Aggregation and Association of Lithium and Magnesium Organoaluminates in Tetrahydrofuran

Transmetalation of AlCl₃ with organolithium or Grignard reagents affords organoaluminates, which are of interest not only for synthetic applications but also for their use as novel electrolyte materials. Here, we employ a combination of electrospray-ionization mass spectrometry, electrical-conductivity measurements, and ¹H NMR spectroscopy to characterize the molecular constituents of lithium and magnesium aluminates formed by the treatment of AlCl₃ with n equiv of RLi or RMgCl, n = 1–4 and R = Me, ⁱPr, Bu, Hex, Cy, Ph, and 2-thienyl, in tetrahydrofuran. In all cases, we find the formation of aluminate ions of the type [R_nAlCl_4–n]⁻. These aluminates undergo only sluggish intermolecular exchange reactions of their organyl groups, which we attribute to the stability of the tetrahedral aluminate moiety and the reluctance of the latter toward dissociative and associative processes.

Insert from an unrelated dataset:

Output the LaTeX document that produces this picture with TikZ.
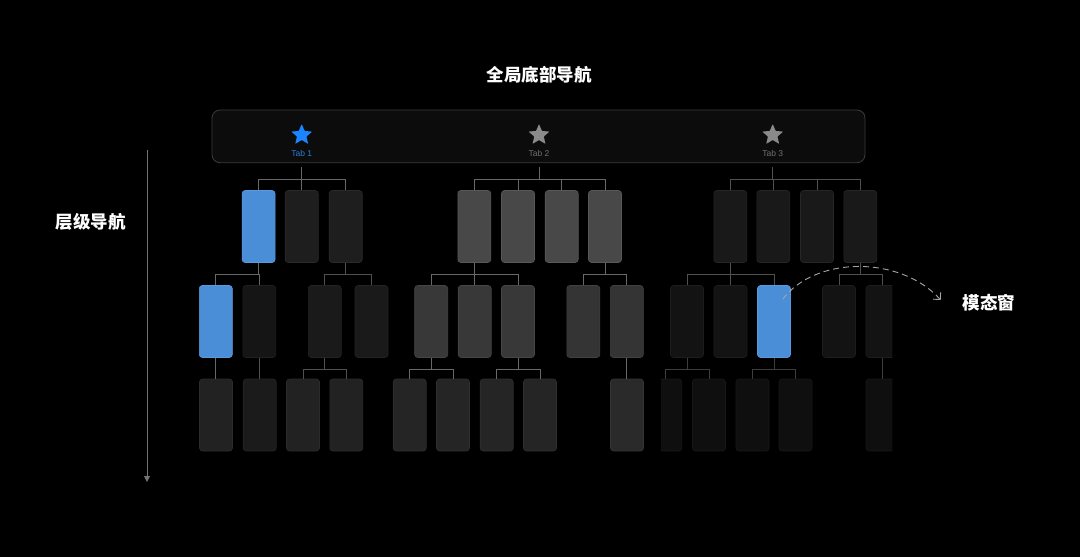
\documentclass[tikz,border=0pt]{standalone}
\usepackage{fontspec}
\setmainfont{Liberation Sans}
\newfontfamily\cjk{Noto Sans CJK SC}
\usetikzlibrary{shapes.geometric,arrows.meta}
\definecolor{boxblue}{HTML}{4A8ED8}
\definecolor{boxblueb}{HTML}{5A9BE0}
\definecolor{tabblue}{HTML}{1A85FF}
\definecolor{tabbluet}{HTML}{2C7BD6}
\definecolor{tabgray}{HTML}{8A8A8A}
\definecolor{tabgrayt}{HTML}{707070}
\definecolor{barfill}{HTML}{0C0C0C}
\definecolor{barline}{HTML}{3C3C3C}
\definecolor{connA}{HTML}{686868}
\definecolor{connB}{HTML}{505050}
\definecolor{connC}{HTML}{3C3C3C}
\tikzset{
  scr/.style={rectangle, rounded corners=3pt, minimum width=33pt, minimum height=72pt, inner sep=0pt, line width=0.6pt},
  bluebox/.style={scr, fill=boxblue, draw=boxblueb},
  dA/.style={scr, fill={rgb,255:red,30;green,30;blue,30}, draw={rgb,255:red,42;green,42;blue,42}},
  dB/.style={scr, fill={rgb,255:red,25;green,25;blue,25}, draw={rgb,255:red,38;green,38;blue,38}},
  gA/.style={scr, fill={rgb,255:red,72;green,72;blue,72}, draw={rgb,255:red,88;green,88;blue,88}},
  gB/.style={scr, fill={rgb,255:red,56;green,56;blue,56}, draw={rgb,255:red,70;green,70;blue,70}},
  gC/.style={scr, fill={rgb,255:red,52;green,52;blue,52}, draw={rgb,255:red,66;green,66;blue,66}},
  dC/.style={scr, fill={rgb,255:red,21;green,21;blue,21}, draw={rgb,255:red,32;green,32;blue,32}},
  dD/.style={scr, fill={rgb,255:red,26;green,26;blue,26}, draw={rgb,255:red,36;green,36;blue,36}},
  dE/.style={scr, fill={rgb,255:red,19;green,19;blue,19}, draw={rgb,255:red,29;green,29;blue,29}},
  dF/.style={scr, fill={rgb,255:red,34;green,34;blue,34}, draw={rgb,255:red,44;green,44;blue,44}},
  dG/.style={scr, fill={rgb,255:red,27;green,27;blue,27}, draw={rgb,255:red,38;green,38;blue,38}},
  dH/.style={scr, fill={rgb,255:red,37;green,37;blue,37}, draw={rgb,255:red,47;green,47;blue,47}},
  dI/.style={scr, fill={rgb,255:red,42;green,42;blue,42}, draw={rgb,255:red,53;green,53;blue,53}},
  dJ/.style={scr, fill={rgb,255:red,15;green,15;blue,15}, draw={rgb,255:red,25;green,25;blue,25}},
  conn/.style={draw=connA, line width=0.9pt},
  connd/.style={draw=connB, line width=0.9pt},
  conne/.style={draw=connC, line width=0.9pt},
  tabstar/.style={star, star points=5, star point ratio=2.2, minimum size=22pt, inner sep=0pt, rounded corners=0.6pt},
  tablabel/.style={font=\fontsize{8.5}{10}\selectfont, inner sep=0pt},
  cjklabel/.style={font=\cjk\bfseries\fontsize{17.5}{20}\selectfont, text=white, inner sep=0pt},
}
\begin{document}
\begin{tikzpicture}[x=1pt,y=-1pt]
\fill[black] (0,0) rectangle (1080,557);
\useasboundingbox (0,0) rectangle (1080,557);

% titles
\node[cjklabel] (title) at (539,75) {全局底部导航};
\node[cjklabel] (lh) at (91,222) {层级导航};
\node[cjklabel] (lm) at (989,303) {模态窗};

% tab bar
\node[rectangle, rounded corners=8pt, minimum width=653pt, minimum height=52.7pt, inner sep=0pt, fill=barfill, draw=barline, line width=0.8pt] (bar) at (538.5,136.35) {};
\node[tabstar, fill=tabblue] (s1) at (301.7,135) {};
\node[tabstar, fill=tabgray] (s2) at (539,135) {};
\node[tabstar, fill=tabgray] (s3) at (772.7,135) {};
\node[tablabel, text=tabbluet] (l1) at (301.7,153.5) {Tab 1};
\node[tablabel, text=tabgrayt] (l2) at (539,153.5) {Tab 2};
\node[tablabel, text=tabgrayt] (l3) at (772.7,153.5) {Tab 3};

% left vertical arrow
\coordinate (va) at (147,150);
\coordinate (vb) at (147,482);
\draw[line width=1pt, draw={rgb,255:red,115;green,115;blue,115}, -{Triangle[length=6pt,width=6pt]}] (va) -- (vb);

% row 1
\node[bluebox] (r1a) at (258.6,226.5) {};
\node[dA] (r1b) at (301.7,226.5) {};
\node[dA] (r1c) at (345.7,226.5) {};
\node[gA] (r1d) at (474.3,226.5) {};
\node[gA] (r1e) at (518,226.5) {};
\node[gA] (r1f) at (561.7,226.5) {};
\node[gA] (r1g) at (605,226.5) {};
\node[dB] (r1h) at (730.3,226.5) {};
\node[dB] (r1i) at (773.3,226.5) {};
\node[dB] (r1j) at (817,226.5) {};
\node[dB] (r1k) at (860.3,226.5) {};

% row 2
\node[bluebox] (r2a) at (215.8,321.5) {};
\node[dC] (r2b) at (259.3,321.5) {};
\node[dD] (r2c) at (324.8,321.5) {};
\node[dD] (r2d) at (371.5,321.5) {};
\node[gB] (r2e) at (431.2,321.5) {};
\node[gB] (r2f) at (474.7,321.5) {};
\node[gB] (r2g) at (518,321.5) {};
\node[gC] (r2h) at (583.3,321.5) {};
\node[gC] (r2i) at (626.8,321.5) {};
\node[dE] (r2j) at (687,321.5) {};
\node[dE] (r2k) at (730.5,321.5) {};
\node[bluebox] (r2l) at (774,321.5) {};
\node[dE] (r2m) at (839,321.5) {};
\begin{scope}
\clip (0,0) rectangle (892.3,557);
\node[dE] (r2n) at (882.5,321.5) {};
\node[dJ] (r3n) at (882.5,415) {};
\end{scope}

% row 3
\node[dF] (r3a) at (216,415) {};
\node[dG] (r3b) at (259.7,415) {};
\node[dF] (r3c) at (303,415) {};
\node[dF] (r3d) at (346.3,415) {};
\node[dH] (r3e) at (409.7,415) {};
\node[dH] (r3f) at (453,415) {};
\node[dH] (r3g) at (496.7,415) {};
\node[dH] (r3h) at (540,415) {};
\node[dI] (r3i) at (627,415) {};
\begin{scope}
\clip (661,0) rectangle (1080,557);
\node[dJ] (r3j) at (665.3,415) {};
\end{scope}
\node[dJ] (r3k) at (709,415) {};
\node[dJ] (r3l) at (752.5,415) {};
\node[dJ] (r3m) at (795.5,415) {};

% connectors: tab bar -> row 1
\coordinate (t1) at (301.7,167);
\coordinate (t2) at (539,167);
\coordinate (t3) at (772.7,167);
\foreach \c in {r1a,r1b,r1c} \draw[conn] (t1) -- ++(0,12) -| (\c.north);
\foreach \c in {r1d,r1e,r1f,r1g} \draw[conn] (t2) -- ++(0,12) -| (\c.north);
\foreach \c in {r1h,r1i,r1j,r1k} \draw[connd] (t3) -- ++(0,12) -| (\c.north);

% row 1 -> row 2
\foreach \c in {r2a,r2b} \draw[conn] (r1a.south) -- ++(0,12) -| (\c.north);
\foreach \c in {r2c,r2d} \draw[connd] (r1c.south) -- ++(0,12) -| (\c.north);
\foreach \c in {r2e,r2f,r2g} \draw[conn] (r1d.south) -- ++(0,12) -| (\c.north);
\foreach \c in {r2h,r2i} \draw[conn] (r1g.south) -- ++(0,12) -| (\c.north);
\foreach \c in {r2j,r2k,r2l} \draw[connd] (r1h.south) -- ++(0,12) -| (\c.north);
\foreach \c in {r2m,r2n} \draw[connd] (r1k.south) -- ++(0,12) -| (\c.north);

% row 2 -> row 3
\draw[conn] (r2a.south) -- (r2a.south |- r3a.north);
\draw[connd] (r2b.south) -- (r2b.south |- r3b.north);
\foreach \c in {r3c,r3d} \draw[connd] (r2c.south) -- ++(0,11.5) -| (\c.north);
\foreach \c in {r3e,r3f} \draw[conn] (r2e.south) -- ++(0,11.5) -| (\c.north);
\foreach \c in {r3g,r3h} \draw[conn] (r2g.south) -- ++(0,11.5) -| (\c.north);
\draw[conn] (r2i.south) -- (r2i.south |- r3i.north);
\foreach \c in {r3j,r3k} \draw[conne] (r2j.south) -- ++(0,11.5) -| (\c.north);
\foreach \c in {r3l,r3m} \draw[conne] (r2l.south) -- ++(0,11.5) -| (\c.north);
\draw[conne] (r2n.south) -- (r2n.south |- r3n.north);

% modal dashed arc
\coordinate (ms) at (782.7,299.3);
\coordinate (me) at (940.7,300);
\draw[draw={rgb,255:red,165;green,165;blue,165}, line width=0.9pt, dash pattern=on 6pt off 4pt, -{Straight Barb[length=5pt,width=10pt]}] (ms) .. controls (815,256) and (900,255) .. (me);
\end{tikzpicture}
\end{document}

Nonetheless, two of the [R_nAlCl_4–n]⁻ complexes can bind a Li⁺ counterion to furnish heteronuclear aggregates [LiR_2nAl₂Cl_8–2n]⁻. Analogous aggregates containing magnesium do not form, which reflects the lack of readily available mononuclear [MgCl]⁺ ions in tetrahydrofuran. Apart from intact organoaluminates, we also observe oxygen-containing species resulting from inadvertent oxidation and hydrolysis reactions with residual traces of oxygen and moisture.